Here's a question from Madeline....
My two cats come in annually to the vet for an exam and booster shots. In 2011, when it was time to have their annual, one of my cats got some sort of stomach bug and the vets advised that they do their annual routine later as she required daily anti-biotic shots and some other injection later on (she hadn't eaten or drank water for two days at that point). Just when we were about to get their annual done, the other cat somehow injured his back and they had decided not to give him his shots. So in 2011, they missed their annual shots. I'm wondering do they need to have their shots done twice in 2012 or is taking them to their 2012 annual sufficient enough?
I already know that this one is going to open a rather large can of worms since vaccines are such a hot-button topic and there isn't a great consensus of opinion in the veterinary profession.
First of all, it's common not to vaccinate sick pets. Honestly I think it's more anecdote and speculation than hard evidence, but few vets will give vaccines during an illness. The rationale is usually centered around avoiding stressing an immune system that is already working on a problem, as well as avoiding any side-effects from immunizations that may mask effects of the illness. Even without hard evidence, I think the reasons are valid enough that I agree with this practice.
Madeline's question isn't as simple as it may seem. There is great debate in veterinary medicine about the duration of immunity from vaccines, especially in cats. This discussion is not new, having been going on for about 15 years now. There is evidence that many vaccines provide immunity for at least three years, and some argue that it may be seven years or more. However, there have been few challenge studies performed (where you try to induce the disease in a vaccinated pet) beyond one year. Because of a lack of hard data, the USDA has listed most vaccines as providing immunity for only a year. Some companies have some data that shows their vaccines can last for three years, though this can't go on the labels because they don't have government approval to say so. Why not? Such studies cost lots of money to perform, and the benefit of being able to change the duration on the label doesn't outweigh these costs.

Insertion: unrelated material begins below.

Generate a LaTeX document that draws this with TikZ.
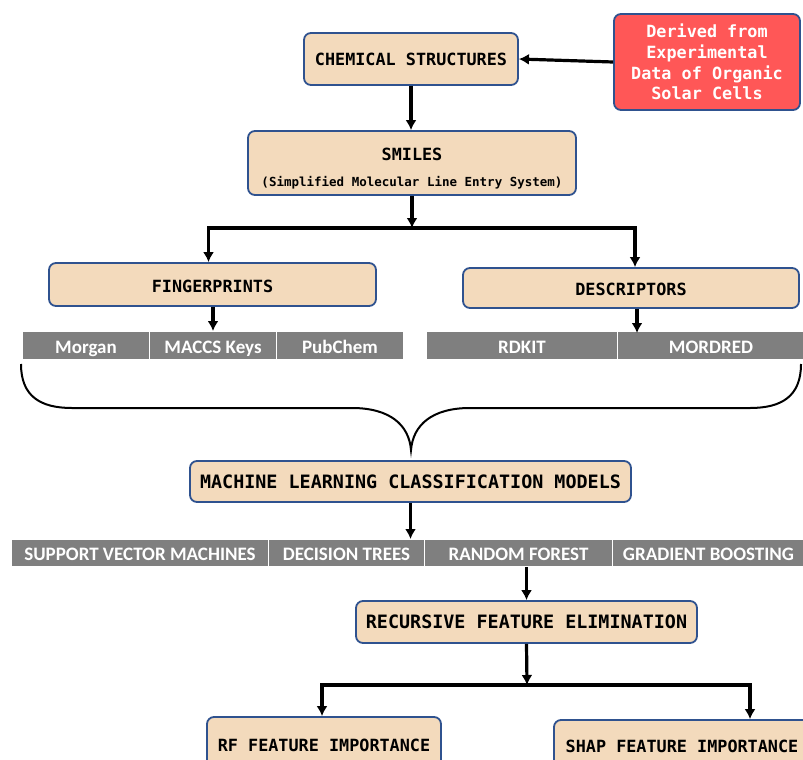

Some veterinarians and immunologists are adamant that our current vaccines give immunity for 7-10 years. However, there has been very little actual data provided, and most of the argument is based on rationalization related to how the immune system is supposed to work, as well as antibody titers. For every specialist and immunologist that says the durations are close to a decade, there is one who says we don't have enough evidence to make such statements. Even the specialists in the field are divided. And titers really don't mean as much as many people think (see my discussion last year on that topic).
And to further complicate the issue, we have to look at each antigen individually, and can't make blanket statements about all vaccines. For example, we do have good data that some vaccines for canine distemper and parvo are valid for three years. But the leptospirosis vaccine is known to only last for one year. Besides the antigen, the duration may vary based on the manufacturer. And then if you throw in legal requirements for rabies we have a whole 'nother issue.

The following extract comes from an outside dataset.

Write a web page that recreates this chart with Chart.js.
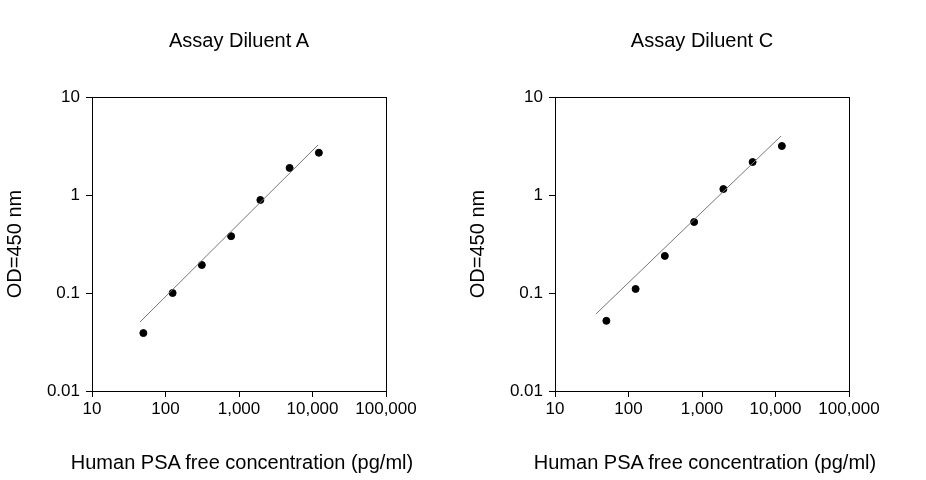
<!DOCTYPE html>
<html>
<head>
<meta charset="utf-8">
<script src="https://cdn.jsdelivr.net/npm/chart.js@4"></script>
<style>
  body { margin: 0; background: #fff; font-family: Arial, "Liberation Sans", sans-serif; }
  .wrap { display: flex; width: 926px; height: 480px; }
  .box { width: 463px; height: 480px; position: relative; }
  .box canvas { position: absolute; left: 0; top: 0; }
  .ttl { position: absolute; left: 0; width: 478px; text-align: center; font-size: 20px; color: #000; top: 29px; }
  .xt { position: absolute; left: 0; width: 484px; text-align: center; font-size: 20px; color: #000; top: 451px; white-space: nowrap; }
</style>
</head>
<body>
<div class="wrap">
  <div class="box"><canvas id="chartA"></canvas><div class="ttl">Assay Diluent A</div><div class="xt">Human PSA free concentration (pg/ml)</div></div>
  <div class="box"><canvas id="chartC"></canvas><div class="ttl">Assay Diluent C</div><div class="xt">Human PSA free concentration (pg/ml)</div></div>
</div>
<script>
// Standard concentrations (pg/ml)
const conc = [50, 125, 312, 781, 1953, 4883, 12207];
const odA = [0.039, 0.1, 0.193, 0.38, 0.89, 1.89, 2.7];
const odC = [0.052, 0.11, 0.239, 0.53, 1.15, 2.17, 3.16];
// Fit line end points
const fitA = [{ x: 45, y: 0.0506 }, { x: 11900, y: 3.24 }];
const fitC = [{ x: 36, y: 0.061 }, { x: 11900, y: 4.0 }];
const xTicks = [10, 100, 1000, 10000, 100000];
const yTicks = [0.01, 0.1, 1, 10];

const frame = {
  id: 'frame',
  afterDraw(chart) {
    const a = chart.chartArea, ctx = chart.ctx;
    ctx.save();
    ctx.strokeStyle = '#000';
    ctx.lineWidth = 1;
    ctx.strokeRect(Math.round(a.left) + 0.5, Math.round(a.top) + 0.5, Math.round(a.right - a.left), Math.round(a.bottom - a.top));
    ctx.restore();
  }
};

function makeChart(id, od, fit) {
  const font = { family: 'Arial, "Liberation Sans", sans-serif', size: 17 };
  new Chart(document.getElementById(id), {
    type: 'scatter',
    data: {
      datasets: [
        { data: fit, showLine: true, borderColor: '#777', borderWidth: 1, pointRadius: 0 },
        { data: conc.map((c, i) => ({ x: c, y: od[i] })), backgroundColor: '#000', borderColor: '#000', pointRadius: 3.5 }
      ]
    },
    options: {
      responsive: false,
      animation: false,
      layout: { padding: { left: 0, right: 77, top: 97, bottom: 0 } },
      plugins: { legend: { display: false }, tooltip: { enabled: false } },
      scales: {
        x: {
          type: 'logarithmic', min: 10, max: 100000,
          afterBuildTicks: s => { s.ticks = xTicks.map(v => ({ value: v })); },
          afterFit: s => { s.height = 89; },
          ticks: { color: '#000', font, maxRotation: 0, padding: 2,
            callback: v => v.toLocaleString('en-US') },
          grid: { drawOnChartArea: false, color: '#000', tickLength: 6 },
          border: { color: '#000' }
        },
        y: {
          type: 'logarithmic', min: 0.01, max: 10,
          afterBuildTicks: s => { s.ticks = yTicks.map(v => ({ value: v })); },
          afterFit: s => { s.width = 92; },
          ticks: { color: '#000', font, padding: 6, callback: v => String(v) },
          grid: { drawOnChartArea: false, color: '#000', tickLength: 6 },
          border: { color: '#000' },
          title: { display: true, text: 'OD=450 nm', color: '#000',
            font: { family: font.family, size: 20 }, padding: { top: 3, bottom: 0 } }
        }
      }
    },
    plugins: [frame]
  });
}

['chartA', 'chartC'].forEach(id => {
  const c = document.getElementById(id);
  c.width = 463; c.height = 480;
});
makeChart('chartA', odA, fitA);
makeChart('chartC', odC, fitC);
</script>
</body>
</html>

So where does this put Madeline's cats? Honestly, a bit up in the air. Because of these often heated debates among vets, not every veterinarian is going to do the same thing or view boosters equally. What I say and do may be different from Madeline's vet. Again, there is no general consensus on this topic that every vet agrees with.
Now that I've set up the background, let me give my personal opinion. Remember, this is what I believe based on the data I've seen, articles I've read, discussions with immunologists, and conversations with the vaccine manufacturers. I am general practitioner and not an expert, and fully realize that plenty of people may disagree with me. But this is how I handle things in my own practice.
I do believe that many vaccines give immunity for longer than a year. I routinely use three-year durations for rabies, canine distemper, and parvo. With cats and the feline distemper vaccine ("FVRCP") it's a bit different because I don't think there is as much overwhelming evidence. For cats that are high-risk and spend much of their time outside, I feel that it is important to provide the highest levels of protection and will give a duration of one year. For completely indoor cats I will recognize the duration for three years. I have been given support on this view by Pfizer, the brand of vaccines we carry.
But how to booster in Madeline's case? One thing she didn't say was when in 2011 the vaccines were due. Was it in January and we're a year overdue? Was it in November and we're only a few months out? The answer does matter. Realizing that immunity doesn't magically end on the 366th day after vaccinating, I do give a grace period. For annual/triannual vaccines I will allow up to six months overdue and still be valid for a standard duration. If it's supposed to be a three week booster, I'll allow up to eight weeks. If it is beyond these periods I'll require an additional booster three weeks later to make sure that we re-stimulate immunity. These protocols are based on discussions with specialists and vaccine companies, and are what we use. I don't expect every vet to do the same thing.
Madeline, the best thing you can do is to talk to your vet and ask what they want you to do. There is not one single answer to this situation and I can't say what you should or should not do in your specific case.